The future is local... if we’re brave enough!

Dr Paul Harvey, Leader of the Council, Basingstoke & Deane Borough Council

Local Government’s relationship with Central Government remains a tense affair. Issues prevalent in the national news such as funding and the ongoing crisis in social care leave a bitter taste for councils up and down the country, as they seek to stay afloat and cope with the fallout in their communities of the multiplicity of complex problems we’re living all through.

This is not a party political battle, nor is it necessarily ideological. This is one born of a fundamental imbalance of power between local and national sovereignty. Central Government simple does not understand nor does it want to learn about Local Government. It dominates the relationship with contempt and ignorance for Local Government.

That councils are forced to lay out budget proposals before government has decided what their central funding may or not be is ludicrous. We need a far more mature relationship. 

Back in 2014 the Localism Act appeared derived of a policy paper that sought to begin to redress the imbalance. It failed because Central Government cannot help itself from interfering. 

I remember a debate in the heady days of New Labour when Tony Blair was accosted outside a hospital by an angry voter. He personally took responsibility for the failings of the health service that voter had suffered. Government has come to represent the focal point for the failure of all forms of governance and service delivery in the country. There is no local accountability anymore. Our national political discourse has become transactional, from the living room direct to Downing Street.

There is a fundamental failing at the heart of our democracy. We can talk about broken public services, stretched national finances, a BREXIT fallout and post pandemic economic malaise, but the essential point is that the root cause of so much of the failure lies at the heart of our ailing democracy. 

We need to reinvigorate our democracy. From that renewal we can find solutions to some of the most intractable problems society faces.

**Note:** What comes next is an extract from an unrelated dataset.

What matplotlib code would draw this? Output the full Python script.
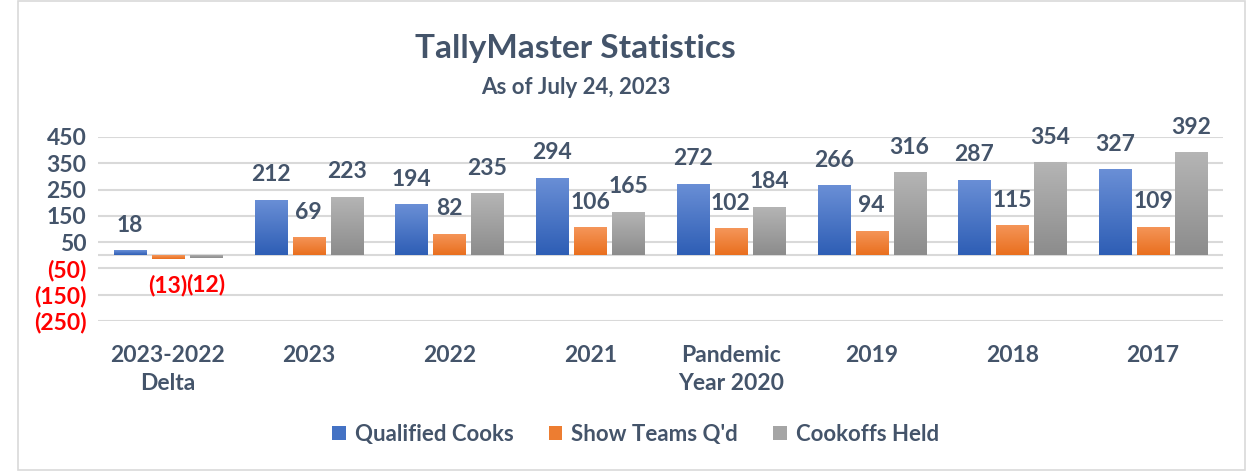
import numpy as np
import matplotlib
matplotlib.use('Agg')
import matplotlib.pyplot as plt
from matplotlib.patches import Rectangle
from matplotlib.ticker import FuncFormatter

plt.rcParams['font.family'] = ['Lato', 'DejaVu Sans']
plt.rcParams['font.weight'] = 'bold'

# data
categories = ['2023-2022\nDelta', '2023', '2022', '2021', 'Pandemic\nYear 2020', '2019', '2018', '2017']
qualified_cooks = [18, 212, 194, 294, 272, 266, 287, 327]
show_teams = [-13, 69, 82, 106, 102, 94, 115, 109]
cookoffs_held = [-12, 223, 235, 165, 184, 316, 354, 392]
series_names = ['Qualified Cooks', "Show Teams Q'd", 'Cookoffs Held']
y_ticks = [450, 350, 250, 150, 50, -50, -150, -250]

txt = '#44546A'
colors = ['#4472C4', '#ED7D31', '#A5A5A5']
grad = [('#6A8FD6', '#2E5EB5'), ('#F5965A', '#E96F1E'), ('#B5B5B5', '#8C8C8C')]

fig = plt.figure(figsize=(12.51, 4.74), dpi=100)
fig.patches.append(Rectangle((0.014, 0.008), 0.981, 0.99, transform=fig.transFigure,
                             fill=False, edgecolor='#D9D9D9', linewidth=1.2))
ax = fig.add_axes([0.078, 0.323, 0.900, 0.388])

x = np.arange(len(categories))
w = 0.228
step = 0.27
for i, (vals, c) in enumerate(zip([qualified_cooks, show_teams, cookoffs_held], colors)):
    bars = ax.bar(x + (i - 1) * step, vals, w, color=c, label=series_names[i], zorder=3)
    top_c = np.array(matplotlib.colors.to_rgb(grad[i][0]))
    bot_c = np.array(matplotlib.colors.to_rgb(grad[i][1]))
    g = np.linspace(0, 1, 100)[:, None]
    img = (top_c * (1 - g) + bot_c * g)[:, None, :]
    for b, v in zip(bars, vals):
        x0, y0 = b.get_x(), b.get_y()
        bw, bh = b.get_width(), b.get_height()
        lo, hi = min(y0, y0 + bh), max(y0, y0 + bh)
        im = ax.imshow(img, extent=[x0, x0 + bw, lo, hi], aspect='auto', zorder=3.5,
                       interpolation='bilinear')
        im.set_clip_path(b)
        if v >= 0:
            ax.annotate(str(v), (x0 + bw / 2, v), xytext=(0, 18), textcoords='offset points',
                        ha='center', va='center', fontsize=16.5, color=txt, fontweight='bold')
        else:
            ax.annotate('(%d)' % abs(v), (x0 + bw / 2, v), xytext=(0, -19), textcoords='offset points',
                        ha='center', va='center', fontsize=16.5, color='red', fontweight='bold')

ax.set_xlim(-0.5, len(categories) - 0.5)
ax.set_ylim(-250, 450)
ax.set_yticks(y_ticks)
ax.yaxis.set_major_formatter(FuncFormatter(lambda v, p: '%d' % v if v >= 0 else '(%d)' % abs(v)))
ax.grid(axis='y', color='#D9D9D9', linewidth=1.5, zorder=0)
ax.axhline(0, color='#D9D9D9', linewidth=1.5, zorder=1)
for s in ax.spines.values():
    s.set_visible(False)
ax.tick_params(axis='both', length=0, labelsize=16.5, labelcolor=txt, pad=8)
ax.set_xticks(x)
ax.set_xticklabels(categories, fontweight='bold', linespacing=1.45)
ax.tick_params(axis='x', pad=17)
fig.canvas.draw()
for lab in ax.get_yticklabels():
    lab.set_fontweight('bold')
    if lab.get_text().startswith('('):
        lab.set_color('red')

fig.text(0.46, 0.897, 'TallyMaster Statistics', ha='center', va='center', fontsize=24,
         color=txt, fontweight='bold')
fig.text(0.46, 0.815, 'As of July 24, 2023', ha='center', va='center', fontsize=16,
         color=txt, fontweight='bold')

leg = fig.legend(loc='center', bbox_to_anchor=(0.508, 0.083), ncol=3, frameon=False,
                 fontsize=16, handlelength=0.6, handleheight=0.6, handletextpad=0.4,
                 columnspacing=1.6)
for t in leg.get_texts():
    t.set_color(txt)
    t.set_fontweight('bold')

fig.savefig('out.png', dpi=100)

From health, education, justice to local government the solutions rest in the professionals running those same essential areas of the state.

At the heart of the debate is the affirmation of democracy resting with the people, not in the government itself. In essence democracy of, by and for the people should mean exactly that and it is the state’s, both central and local, role to defend those ‘natural’ rights.

We have become accustomed to being governed and giving our consent. We acquiesce and take a minimal part in the business of governance. We look to be led and when the quality of that leadership is lacking it exposes the frailties of the system designed to empower the representatives and executive who govern in our name. 

Traditions of government and civil bureaucracy have been developed over the last two centuries to the point that the body of government is itself a beast, a monolith, that perpetuates itself. It justifies itself and its power by virtue of its being. The disconnection from people and their lives is found in the centralisation of that power. There are different pressures pulling the state apart and at the same time focusing power at the centre. The emergence of regional mayors and of devolved assemblies has augmented local government, but power and financial control are retained largely at the centre of Whitehall in London. These so-called devolved bodies are tinkering around the edges of the fundamental seat of power sited in Whitehall.

Subsidiarity is a forgotten principle that most governments preach when in opposition and misplace when in power. The ideas of localism are only as good as a government willing to let its power go and allow variation and dissent.

Our vote matters only when it counts in the margins and in modern UK politics some votes matter more than others in a first past the post electoral system that sees those seeking power fight over an increasingly narrow selection of society. Disconnection is real when you feel your vote and voice do not matter. 

In the late Victorian era, great civic edifices, like Manchester City Hall, were built that reflected the power of the age divested in places like Manchester. London was powerful, but it was not the only centre of power. Now London eclipses the rest of the country and as such the dichotomy between the capital and the country is stark. Division is worse in places like Boston or Clacton because democracy means little to people when it is remote to them and meaningless.

If a vote had value in changing the condition of people it would transform people’s value in it. Localism is not about simply devolving power, although to begin with that would be a solid start, it is also about enabling the quality of local leadership to take up that power and be effective. We have seen such a hollowing out of local government over decades that this cultural shift we are speaking of here will require time and faith because things will not transform overnight and mistakes will be made.

One size fits all electoral boundaries only serve to draw lines on maps, but genuine coalitions of interest and need can better reflect local priorities. The centre must give up power and devolve this to local government. The danger is that the centre determines the shape of local government.

The evolution of local democracy has to come from the ground up. It has to be functional, it needs to be accountable and it has to deliver results that make a difference to people’s lives. While the centre might establish principles such as a proportional voting system, or codes of conduct, the essential point of subsidiarity needs to be unleashed. Greater Manchester is not rural Lincolnshire, and therefore devolution of democracy has to reflect natural communities.

We should start with a new Localism Act designed with local government, not something done to us, but a new democratic settlement that enshrines a new relationship set down in law as equals.

Broken Britain can only be repaired if we start with our systems of governance and allow a new mature and equal relationship to take root. If we then tend that new growth of innovation and professionalism at a local level the centre might just benefit too from a renewal of faith in what difference politics can mean for people.